(Figure scripts)
═══
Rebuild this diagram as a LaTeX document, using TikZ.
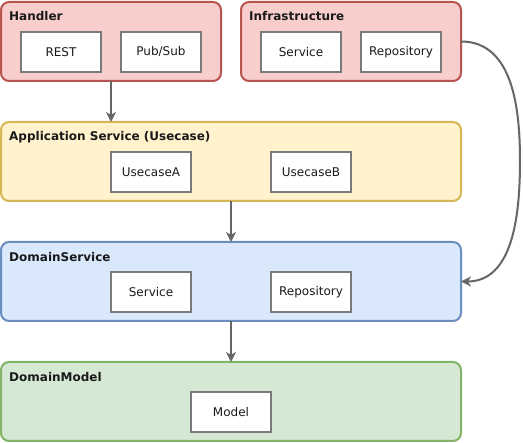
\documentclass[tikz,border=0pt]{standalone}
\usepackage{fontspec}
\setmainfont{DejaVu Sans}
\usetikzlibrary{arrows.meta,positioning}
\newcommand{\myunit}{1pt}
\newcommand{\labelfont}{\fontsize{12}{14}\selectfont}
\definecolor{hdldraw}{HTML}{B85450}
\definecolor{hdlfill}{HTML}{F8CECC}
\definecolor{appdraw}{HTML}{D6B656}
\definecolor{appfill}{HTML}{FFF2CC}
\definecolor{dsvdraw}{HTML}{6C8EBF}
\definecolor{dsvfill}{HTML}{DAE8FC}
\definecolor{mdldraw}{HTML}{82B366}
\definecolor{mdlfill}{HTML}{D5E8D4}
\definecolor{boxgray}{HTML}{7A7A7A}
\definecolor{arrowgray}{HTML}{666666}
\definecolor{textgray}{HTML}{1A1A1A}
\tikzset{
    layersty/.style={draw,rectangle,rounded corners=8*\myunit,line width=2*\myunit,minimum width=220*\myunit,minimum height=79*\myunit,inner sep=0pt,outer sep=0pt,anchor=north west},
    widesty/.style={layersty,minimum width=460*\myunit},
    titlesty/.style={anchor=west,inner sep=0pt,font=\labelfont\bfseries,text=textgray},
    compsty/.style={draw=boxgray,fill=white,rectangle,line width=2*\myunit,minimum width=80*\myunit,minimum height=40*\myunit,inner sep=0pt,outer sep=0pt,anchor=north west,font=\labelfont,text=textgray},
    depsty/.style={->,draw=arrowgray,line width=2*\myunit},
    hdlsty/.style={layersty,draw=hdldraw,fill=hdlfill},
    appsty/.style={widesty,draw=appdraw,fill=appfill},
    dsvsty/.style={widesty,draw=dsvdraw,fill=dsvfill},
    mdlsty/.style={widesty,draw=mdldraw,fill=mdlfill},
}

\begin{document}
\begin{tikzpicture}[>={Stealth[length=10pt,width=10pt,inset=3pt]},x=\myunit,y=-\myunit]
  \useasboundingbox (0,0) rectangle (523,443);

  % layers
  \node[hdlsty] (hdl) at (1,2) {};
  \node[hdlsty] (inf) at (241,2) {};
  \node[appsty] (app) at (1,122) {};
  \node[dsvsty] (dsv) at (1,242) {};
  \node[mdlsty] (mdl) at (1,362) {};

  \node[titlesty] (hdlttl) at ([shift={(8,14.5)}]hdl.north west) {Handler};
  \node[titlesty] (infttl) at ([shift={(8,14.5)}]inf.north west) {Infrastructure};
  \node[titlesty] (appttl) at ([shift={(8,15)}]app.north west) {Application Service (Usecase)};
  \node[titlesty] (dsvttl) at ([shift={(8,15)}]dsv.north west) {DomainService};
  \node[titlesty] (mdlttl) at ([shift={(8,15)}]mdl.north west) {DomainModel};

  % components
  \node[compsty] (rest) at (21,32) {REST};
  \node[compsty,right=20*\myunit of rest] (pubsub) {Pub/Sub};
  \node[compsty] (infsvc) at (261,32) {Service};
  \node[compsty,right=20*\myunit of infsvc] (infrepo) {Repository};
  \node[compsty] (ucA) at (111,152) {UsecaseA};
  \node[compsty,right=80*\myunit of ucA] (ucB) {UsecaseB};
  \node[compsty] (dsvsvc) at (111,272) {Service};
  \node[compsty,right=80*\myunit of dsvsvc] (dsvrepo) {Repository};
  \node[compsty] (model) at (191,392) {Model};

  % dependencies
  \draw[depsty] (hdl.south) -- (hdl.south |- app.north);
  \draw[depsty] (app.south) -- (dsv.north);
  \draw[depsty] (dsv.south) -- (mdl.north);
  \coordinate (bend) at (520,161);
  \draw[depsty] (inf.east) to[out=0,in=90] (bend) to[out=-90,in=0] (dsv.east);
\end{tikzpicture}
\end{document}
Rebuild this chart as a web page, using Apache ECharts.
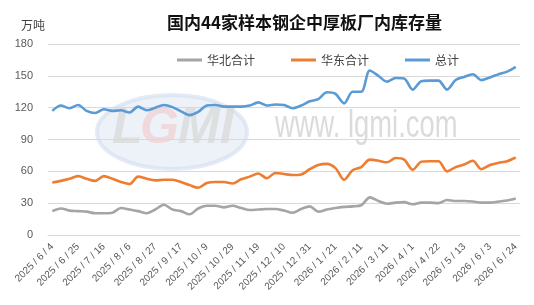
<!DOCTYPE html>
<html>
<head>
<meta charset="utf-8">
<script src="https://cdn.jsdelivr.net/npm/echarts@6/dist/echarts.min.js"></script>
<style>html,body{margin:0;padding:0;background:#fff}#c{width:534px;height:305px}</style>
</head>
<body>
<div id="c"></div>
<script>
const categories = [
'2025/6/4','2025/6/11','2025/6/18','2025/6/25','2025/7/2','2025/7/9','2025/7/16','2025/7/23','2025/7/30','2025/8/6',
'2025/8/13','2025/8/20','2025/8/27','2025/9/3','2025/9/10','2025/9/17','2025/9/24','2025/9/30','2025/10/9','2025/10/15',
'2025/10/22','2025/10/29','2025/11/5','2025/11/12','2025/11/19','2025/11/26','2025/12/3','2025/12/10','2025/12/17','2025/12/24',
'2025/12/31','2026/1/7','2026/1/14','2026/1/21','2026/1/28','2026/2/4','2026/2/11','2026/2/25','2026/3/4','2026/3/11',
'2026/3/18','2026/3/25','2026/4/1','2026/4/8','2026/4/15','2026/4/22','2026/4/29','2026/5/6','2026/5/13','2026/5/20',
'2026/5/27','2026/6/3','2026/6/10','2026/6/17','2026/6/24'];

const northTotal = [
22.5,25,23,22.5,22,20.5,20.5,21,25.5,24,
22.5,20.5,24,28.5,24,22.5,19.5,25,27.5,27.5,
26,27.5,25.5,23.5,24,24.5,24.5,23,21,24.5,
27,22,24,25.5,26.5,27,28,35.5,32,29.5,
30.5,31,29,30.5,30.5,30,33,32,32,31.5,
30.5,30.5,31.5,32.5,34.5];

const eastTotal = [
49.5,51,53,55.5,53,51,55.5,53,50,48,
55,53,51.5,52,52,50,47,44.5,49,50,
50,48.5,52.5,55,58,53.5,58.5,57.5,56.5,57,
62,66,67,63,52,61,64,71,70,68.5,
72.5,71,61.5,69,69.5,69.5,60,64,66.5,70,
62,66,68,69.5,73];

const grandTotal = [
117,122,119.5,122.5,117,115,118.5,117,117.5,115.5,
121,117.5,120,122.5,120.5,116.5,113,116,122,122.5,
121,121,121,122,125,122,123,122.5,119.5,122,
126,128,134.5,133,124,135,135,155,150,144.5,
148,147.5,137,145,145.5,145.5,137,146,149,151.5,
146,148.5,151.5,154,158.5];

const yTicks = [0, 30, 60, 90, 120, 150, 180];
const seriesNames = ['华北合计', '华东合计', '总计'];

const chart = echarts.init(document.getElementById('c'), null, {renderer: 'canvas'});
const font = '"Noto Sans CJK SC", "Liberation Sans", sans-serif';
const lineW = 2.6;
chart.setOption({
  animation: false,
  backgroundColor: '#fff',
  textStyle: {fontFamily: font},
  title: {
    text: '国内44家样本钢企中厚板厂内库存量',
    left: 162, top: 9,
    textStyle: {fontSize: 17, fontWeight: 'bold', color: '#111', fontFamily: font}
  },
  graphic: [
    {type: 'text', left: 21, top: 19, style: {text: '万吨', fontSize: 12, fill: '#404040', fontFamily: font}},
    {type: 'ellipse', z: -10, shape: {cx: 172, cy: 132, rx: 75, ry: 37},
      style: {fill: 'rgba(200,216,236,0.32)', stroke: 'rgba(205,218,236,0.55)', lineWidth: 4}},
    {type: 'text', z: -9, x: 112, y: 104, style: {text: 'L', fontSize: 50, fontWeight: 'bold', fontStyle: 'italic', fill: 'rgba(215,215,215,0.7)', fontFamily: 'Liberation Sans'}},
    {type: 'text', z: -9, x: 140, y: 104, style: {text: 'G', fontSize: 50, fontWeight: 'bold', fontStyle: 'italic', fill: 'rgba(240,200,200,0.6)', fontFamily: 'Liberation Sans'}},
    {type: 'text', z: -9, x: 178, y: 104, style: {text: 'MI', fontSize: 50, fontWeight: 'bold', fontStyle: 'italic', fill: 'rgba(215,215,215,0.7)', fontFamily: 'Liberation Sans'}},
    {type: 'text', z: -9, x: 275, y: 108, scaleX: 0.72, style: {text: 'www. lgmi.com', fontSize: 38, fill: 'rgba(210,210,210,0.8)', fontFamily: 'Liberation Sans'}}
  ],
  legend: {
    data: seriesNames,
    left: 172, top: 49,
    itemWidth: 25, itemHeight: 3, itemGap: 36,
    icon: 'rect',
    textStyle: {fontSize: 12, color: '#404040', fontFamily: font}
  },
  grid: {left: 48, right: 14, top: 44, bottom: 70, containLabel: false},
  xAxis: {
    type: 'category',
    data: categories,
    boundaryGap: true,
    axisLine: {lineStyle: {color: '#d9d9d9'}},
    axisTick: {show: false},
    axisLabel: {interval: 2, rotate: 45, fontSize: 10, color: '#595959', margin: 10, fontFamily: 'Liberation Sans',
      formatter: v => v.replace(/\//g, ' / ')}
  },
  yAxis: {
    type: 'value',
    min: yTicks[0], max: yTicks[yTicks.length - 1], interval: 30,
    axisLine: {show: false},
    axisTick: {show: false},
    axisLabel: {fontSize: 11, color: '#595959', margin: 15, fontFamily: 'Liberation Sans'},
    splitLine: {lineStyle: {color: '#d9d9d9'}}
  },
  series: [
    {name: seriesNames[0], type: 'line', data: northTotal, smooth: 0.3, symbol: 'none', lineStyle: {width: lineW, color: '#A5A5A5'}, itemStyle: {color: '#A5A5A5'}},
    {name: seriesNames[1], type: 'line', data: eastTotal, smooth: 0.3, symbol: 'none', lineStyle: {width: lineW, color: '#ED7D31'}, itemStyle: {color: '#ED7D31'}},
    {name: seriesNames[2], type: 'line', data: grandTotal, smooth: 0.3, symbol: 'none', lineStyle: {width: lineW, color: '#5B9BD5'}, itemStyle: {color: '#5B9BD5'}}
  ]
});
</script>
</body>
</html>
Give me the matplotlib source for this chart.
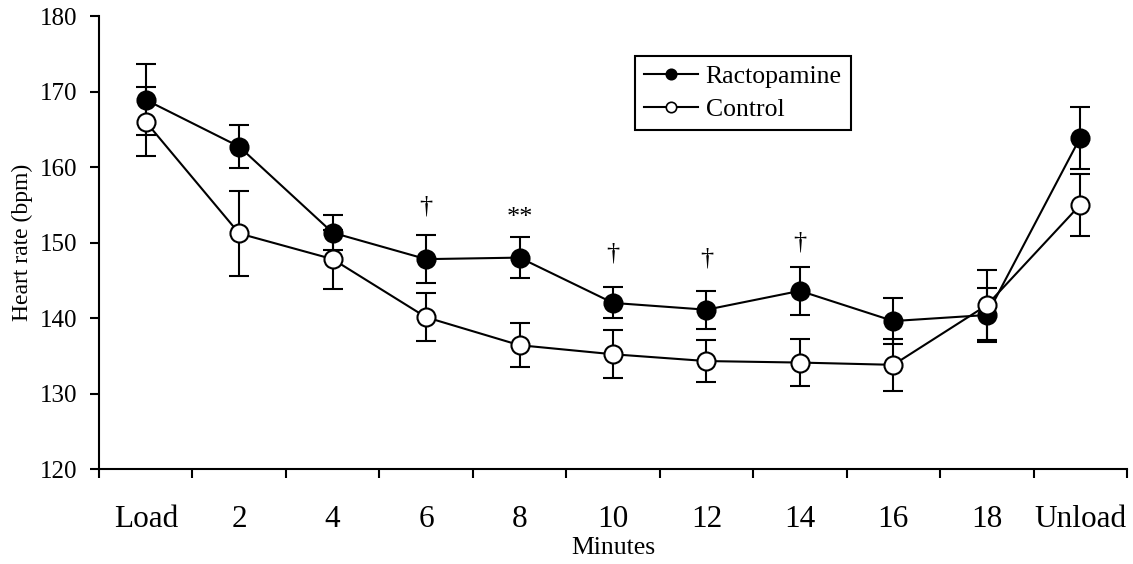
═══
Your goal:
Please give again the entries word for word, starting at the first line and ending with the line that contains "(mdl) at (1,362)"; include both of those lines but none of the pictures.

Task answer:
Rebuild this diagram as a LaTeX document, using TikZ.
\documentclass[tikz,border=0pt]{standalone}
\usepackage{fontspec}
\setmainfont{DejaVu Sans}
\usetikzlibrary{arrows.meta,positioning}
\newcommand{\myunit}{1pt}
\newcommand{\labelfont}{\fontsize{12}{14}\selectfont}
\definecolor{hdldraw}{HTML}{B85450}
\definecolor{hdlfill}{HTML}{F8CECC}
\definecolor{appdraw}{HTML}{D6B656}
\definecolor{appfill}{HTML}{FFF2CC}
\definecolor{dsvdraw}{HTML}{6C8EBF}
\definecolor{dsvfill}{HTML}{DAE8FC}
\definecolor{mdldraw}{HTML}{82B366}
\definecolor{mdlfill}{HTML}{D5E8D4}
\definecolor{boxgray}{HTML}{7A7A7A}
\definecolor{arrowgray}{HTML}{666666}
\definecolor{textgray}{HTML}{1A1A1A}
\tikzset{
    layersty/.style={draw,rectangle,rounded corners=8*\myunit,line width=2*\myunit,minimum width=220*\myunit,minimum height=79*\myunit,inner sep=0pt,outer sep=0pt,anchor=north west},
    widesty/.style={layersty,minimum width=460*\myunit},
    titlesty/.style={anchor=west,inner sep=0pt,font=\labelfont\bfseries,text=textgray},
    compsty/.style={draw=boxgray,fill=white,rectangle,line width=2*\myunit,minimum width=80*\myunit,minimum height=40*\myunit,inner sep=0pt,outer sep=0pt,anchor=north west,font=\labelfont,text=textgray},
    depsty/.style={->,draw=arrowgray,line width=2*\myunit},
    hdlsty/.style={layersty,draw=hdldraw,fill=hdlfill},
    appsty/.style={widesty,draw=appdraw,fill=appfill},
    dsvsty/.style={widesty,draw=dsvdraw,fill=dsvfill},
    mdlsty/.style={widesty,draw=mdldraw,fill=mdlfill},
}

\begin{document}
\begin{tikzpicture}[>={Stealth[length=10pt,width=10pt,inset=3pt]},x=\myunit,y=-\myunit]
  \useasboundingbox (0,0) rectangle (523,443);

  % layers
  \node[hdlsty] (hdl) at (1,2) {};
  \node[hdlsty] (inf) at (241,2) {};
  \node[appsty] (app) at (1,122) {};
  \node[dsvsty] (dsv) at (1,242) {};
  \node[mdlsty] (mdl) at (1,362) {};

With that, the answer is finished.